> On 2 Mar 2016, at 8:04 PM, Martin Pieuchot <[email protected]> wrote:
> 
> On 02/03/16(Wed) 10:33, Mike Belopuhov wrote:
>> On 2 March 2016 at 05:50, David Gwynne <[email protected]> wrote:
>>> the max_link hdr is basically how much space to reserve before an
>>> ip packet for link headers, eg, ethernet.
>>> 
>>> 16 bytes was a good choice when everything was just ip inside
>>> ethernet, but now we deal with a bunch of encapsulations which blow
>>> that out of the water. 16 bytes isnt even enough if we have to
>>> inject a vlan tag ourselves.
>>> 
>>> im suggesting 64 because it will comfortably allow you to encap an
>>> ethernet header inside of an ip protocol. i think it is even enough
>>> to accomodate vxlan overhead.
>>> 
>>> the caveat to this is that it changes the watermark for what is the
>>> smallest packet that can go into an mbuf. currently the space in
>>> an mbuf with headers is about 184 bytes. with a max_linkhdr of 16
>>> that would allow a 168 byte ip packet. after this you can put a 120
>>> byte packet in.
>>> 
>>> however, most ip packets are either small (think keystrokes over
>>> ssh, ACKs, or dns lookups) or full sized (always greater than MHLEN
>>> anyway). this change therefore has minimal impact on the majority
>>> of traffic, except to make prepending encap headers a lot cheaper.
>>> 
>>> ok?
>>> 
>> 
>> I'm fine with the change, but why are you replicating the XXX comment?

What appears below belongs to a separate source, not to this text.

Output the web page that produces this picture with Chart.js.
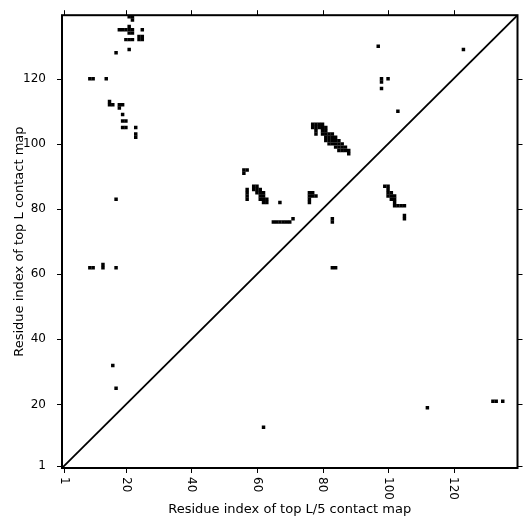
<!DOCTYPE html>
<html><head><meta charset="utf-8">
<script src="https://cdn.jsdelivr.net/npm/chart.js@4/dist/chart.umd.min.js"></script>
<style>html,body{margin:0;padding:0;background:#fff}</style>
</head><body>
<canvas id="c" width="531" height="531"></canvas>
<script>
const axisRange = [0.5, 139.5];
const xTickValues = [1, 20, 40, 60, 80, 100, 120];
const yTickValues = [1, 20, 40, 60, 80, 100, 120];
const xAxisTitle = 'Residue index of top L/5 contact map';
const yAxisTitle = 'Residue index of top L contact map';

const upperLeftContacts = [
  [21,139],[22,139],[22,138],[21,136],
  [18,135],[19,135],[20,135],[21,135],[22,135],[25,135],
  [21,134],[22,134],
  [24,133],[25,133],
  [20,132],[21,132],[22,132],[24,132],[25,132],
  [21,129],[17,128],
  [9,120],[10,120],[14,120],
  [15,113],[15,112],[16,112],[18,112],[19,112],[18,111],
  [19,109],[19,107],[20,107],[19,105],[20,105],[23,105],[23,103],[23,102]
];
const middleBandContacts = [
  [77,106],[78,106],[79,106],[80,106],
  [77,105],[78,105],[79,105],[80,105],[81,105],
  [78,104],[80,104],[81,104],
  [78,103],[80,103],[81,103],[82,103],[83,103],
  [81,102],[82,102],[83,102],[84,102],
  [81,101],[82,101],[83,101],[84,101],[85,101],
  [82,100],[83,100],[84,100],[85,100],[86,100],
  [84,99],[85,99],[86,99],[87,99],
  [85,98],[86,98],[87,98],[88,98],
  [88,97]
];
const middleLowerContacts = [
  [56,92],[57,92],[56,91],
  [57,86],[57,85],[57,84],[57,83],
  [59,87],[60,87],[59,86],[60,86],[61,86],[60,85],[61,85],[62,85],
  [61,84],[62,84],[61,83],[62,83],[63,83],[62,82],[63,82],
  [67,82],
  [65,76],[66,76],[67,76],[68,76],[69,76],[70,76],[71,77],
  [76,85],[77,85],[76,84],[77,84],[78,84],[76,83],[76,82],
  [83,77],[83,76]
];
const rightContacts = [
  [99,87],[100,87],[100,86],[100,85],[101,85],
  [100,84],[101,84],[102,84],[101,83],[102,83],
  [102,82],[102,81],[103,81],[104,81],[105,81],
  [105,78],[105,77]
];
const scatteredContacts = [
  [97,130],[123,129],[98,120],[98,119],[100,120],[98,117],[103,110],
  [17,83],[9,62],[10,62],[13,62],[13,63],[17,62],[83,62],[84,62],
  [16,32],[17,25],[62,13],[112,19],[132,21],[133,21],[135,21]
];

const toPts = arr => arr.map(([x, y]) => ({x, y}));
const cellRadius = ctx => {
  const s = ctx.chart.scales.x;
  return (Math.abs(s.getPixelForValue(1) - s.getPixelForValue(0)) + 0.2) / Math.SQRT2;
};
const cellDataset = arr => ({
  type: 'scatter', data: toPts(arr), pointStyle: 'rect',
  pointRadius: cellRadius, pointHoverRadius: cellRadius,
  backgroundColor: '#000', borderWidth: 0, clip: 0
});

const framePlugin = {
  id: 'framePlugin',
  afterDraw(chart) {
    const {ctx, chartArea: a, scales: {x, y}} = chart;
    ctx.save();
    ctx.strokeStyle = '#000';
    ctx.lineWidth = 2;
    ctx.strokeRect(a.left, a.top, a.right - a.left, a.bottom - a.top);
    ctx.lineWidth = 1;
    ctx.beginPath();
    xTickValues.forEach(v => {
      const px = Math.round(x.getPixelForValue(v)) + 0.5;
      ctx.moveTo(px, a.bottom); ctx.lineTo(px, a.bottom + 5);
      ctx.moveTo(px, a.top); ctx.lineTo(px, a.top - 5);
    });
    yTickValues.forEach(v => {
      const py = Math.round(y.getPixelForValue(v)) + 0.5;
      ctx.moveTo(a.left, py); ctx.lineTo(a.left - 5, py);
      ctx.moveTo(a.right, py); ctx.lineTo(a.right + 5, py);
    });
    ctx.stroke();
    ctx.fillStyle = '#000';
    ctx.font = '12px "DejaVu Sans"';
    xTickValues.forEach(v => {
      ctx.save();
      ctx.translate(x.getPixelForValue(v), a.bottom + 9);
      ctx.rotate(Math.PI / 2);
      ctx.textAlign = 'left';
      ctx.textBaseline = 'middle';
      ctx.fillText(String(v), 0, 0);
      ctx.restore();
    });
    ctx.font = '13px "DejaVu Sans"';
    ctx.textAlign = 'center';
    ctx.textBaseline = 'middle';
    ctx.fillText(xAxisTitle, (a.left + a.right) / 2, 510);
    ctx.save();
    ctx.translate(20, (a.top + a.bottom) / 2);
    ctx.rotate(-Math.PI / 2);
    ctx.fillText(yAxisTitle, 0, 0);
    ctx.restore();
    ctx.restore();
  }
};

new Chart(document.getElementById('c'), {
  data: {
    datasets: [
      cellDataset(upperLeftContacts),
      cellDataset(middleBandContacts),
      cellDataset(middleLowerContacts),
      cellDataset(rightContacts),
      cellDataset(scatteredContacts),
      {
        type: 'line',
        data: [{x: axisRange[0], y: axisRange[0]}, {x: axisRange[1], y: axisRange[1]}],
        borderColor: '#000', borderWidth: 1.8, pointRadius: 0, fill: false, clip: 0
      }
    ]
  },
  options: {
    responsive: false, animation: false, devicePixelRatio: 1,
    layout: {padding: {left: 0, right: 13.5, top: 14, bottom: 0}},
    plugins: {legend: {display: false}, tooltip: {enabled: false}},
    scales: {
      x: {
        type: 'linear', min: axisRange[0], max: axisRange[1],
        grid: {display: false}, border: {display: false},
        ticks: {display: false},
        afterBuildTicks: s => { s.ticks = xTickValues.map(v => ({value: v})); },
        afterFit: s => { s.height = 63; }
      },
      y: {
        type: 'linear', min: axisRange[0], max: axisRange[1],
        grid: {display: false}, border: {display: false},
        ticks: {padding: 8, color: '#000', font: {family: 'DejaVu Sans', size: 12}, callback: v => String(v)},
        afterBuildTicks: s => { s.ticks = yTickValues.map(v => ({value: v})); },
        afterFit: s => { s.width = 62; }
      }
    }
  },
  plugins: [framePlugin]
});
</script>
</body></html>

>> Why is it there?  Is it a wrong place to put it?
> 
> I agree.  I'd kill the XXX but add a comment explaining that 64 is an
> educated guess.  Because that's what it is right?  Or did you do some
> real analysis?
> 
> I'm ok with the change either way.

i had it at 32 on my stuff and got a drop in the number of mbufs moving through 
the system. eg, on a laptop with iwm it gets rid of an extra mbuf allocation on 
every ACK i send while downloading stuff.

i went to 64 after looking at what stuff like etherip does.